Dans un rapport publié mercredi 19 novembre au Journal officiel, la Haute autorité pour la transparence de la vie publique (HATVP) estime que l’entrepreneuse "a méconnu [ses] réserves en prenant pour client la société Naver Corp. avec laquelle elle avait conclu un contrat ou formulé un avis sur un contrat" du temps où elle occupait la fonction de ministre de la Culture du gouvernement de Manuel Valls.
L’institution a par conséquent transmis le dossier au procureur de la République. Selon l’AFP, le Parquet national financier, chargé de traquer la délinquance économique, aurait été également notifié. Fleur Pellerin, à la tête de la société d'investissements qu'elle a créée, Korelya Consulting, gérait depuis septembre 2016 le fonds K-Fund I "intégralement doté par la société Naver Corp", rappelle la Haute autorité, auprès de laquelle la chef d’entreprise de 45 ans a levé un total de 200 millions d'euros en 2016-2017.
La HATVP s’est toutefois aperçu que Fleur Pellerin avait déjà tissé des liens avec ce groupe à l'époque où elle était au gouvernement. En octobre 2015, elle avait "évoqué" avec le président de Naver Corp "à l'occasion d'une visite en Corée du Sud (...) un projet de partenariat en vue de la diffusion" par le groupe asiatique "des événements de l'année France-Corée [2015-2016]", relate le rapport.
Un mois plus tard, le 4 novembre 2015, elle signe "pour le gouvernement français" une "lettre d'intention" avec Naver Corp pour l'hébergement de contenus vidéos sur sa plateforme Naver TV Cast "pour la promotion de la culture". Et "sur la base de cette lettre", souligne la HATVP, "une convention de partenariat sur le service vidéo" est établie le 17 mars 2016 entre l'Institut francais de Corée du Sud et Naver Corp.

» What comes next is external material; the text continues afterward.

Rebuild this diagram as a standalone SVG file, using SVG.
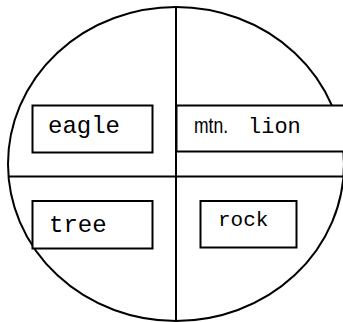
<svg xmlns="http://www.w3.org/2000/svg" width="343" height="322" viewBox="0 0 343 322">
<style>
.box{fill:#fff;stroke:#000;stroke-width:2}
.line{stroke:#000;stroke-width:2;fill:none}
.mono{font-family:"Liberation Mono","Courier New",monospace;fill:#000}
.sans{font-family:"Liberation Sans",Arial,sans-serif;fill:#000}
</style>
<rect width="343" height="322" fill="#fff"/>
<g id="connectors">
<ellipse class="line" cx="176" cy="164" rx="168" ry="157"/>
<line class="line" x1="176" y1="7" x2="176" y2="321"/>
<line class="line" x1="8" y1="176.5" x2="343" y2="176.5"/>
</g>
<g id="eagle">
<rect class="box" x="32.5" y="105.5" width="120" height="47"/>
<text class="mono" x="48" y="133" font-size="24">eagle</text>
</g>
<g id="mtn-lion">
<rect class="box" x="176.5" y="105.5" width="180" height="46"/>
<text class="sans" x="194" y="133" font-size="22" textLength="34" lengthAdjust="spacingAndGlyphs">mtn.</text>
<text class="mono" x="248" y="133" font-size="22">lion</text>
</g>
<g id="tree">
<rect class="box" x="32.5" y="201" width="120" height="47.5"/>
<text class="mono" x="49" y="232" font-size="24">tree</text>
</g>
<g id="rock">
<rect class="box" x="200.5" y="201" width="96" height="46.5"/>
<text class="mono" x="218" y="226" font-size="21">rock</text>
</g>
</svg>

A cette date, Fleur Pellerin avait quitté le gouvernement depuis un mois.
Un "avis de compatibilité sous réserve"
Créée en 2013 suite au scandale provoqué par l’affaire Cahuzac, la HATVP contrôle et publie les déclarations d’intérêts des élus, mais surveille également pendant trois ans les reconversions de responsables publics dans le privé, parfois appelées "pantouflages". L’ancienne ministre avait d’ailleurs saisi la Haute autorité en 2016, quelques mois après son départ du gouvernement, afin qu’elle évalue la compatibilité de son projet de création de sa société d’investissement avec ses obligations déontologiques.
L’institution avait prononcé un "avis de compatibilité" mais "sous réserve d'un certain nombre de précautions visant à prévenir l'infraction de prise illégale d'intérêts". En pratique, Korelya Consulting ne peut pas, "jusqu’au 11 février 2019" fournir des prestations à des entreprises qui "ont bénéficié de la part des services du ministère de la culture et de la communication d'autorisations, d'agréments, d'aides financières ou de décisions de quelque nature que ce soit entre le 26 août 2014 et le 11 février 2016 ou qui ont conclu des contrats avec ces services pendant cette période" durant laquelle Fleur Pellerin était en poste.
En mai 2018, l’ex-ministre répondait à la HATVP que la lettre d’intention signée avec Naver Corp "ne présente en aucune façon le caractère d'un contrat", au sens de la réserve émise par la Haute autorité. "Ce document ne présentait aucun caractère contraignant pour les signataires", a fait valoir Fleur Pellerin dans son courrier. Celle-ci rajoutait que la convention de partenariat était "le fruit exclusif des discussions engagées entre Naver Corp et les services culturels de l'ambassade, bien avant (sa) visite en Corée du Sud et celle du président de la République". Selon l’entrepreneuse, les discussions "se seraient poursuivies" avec ou sans la lettre d’intention. Sans toutefois totalement convaincre la HATVP.
C'est la première fois que la Haute autorité signale à la justice une possible situation de prise illégale d'intérêts dans le cadre de son contrôle du "pantouflage" d'ex-responsables publics.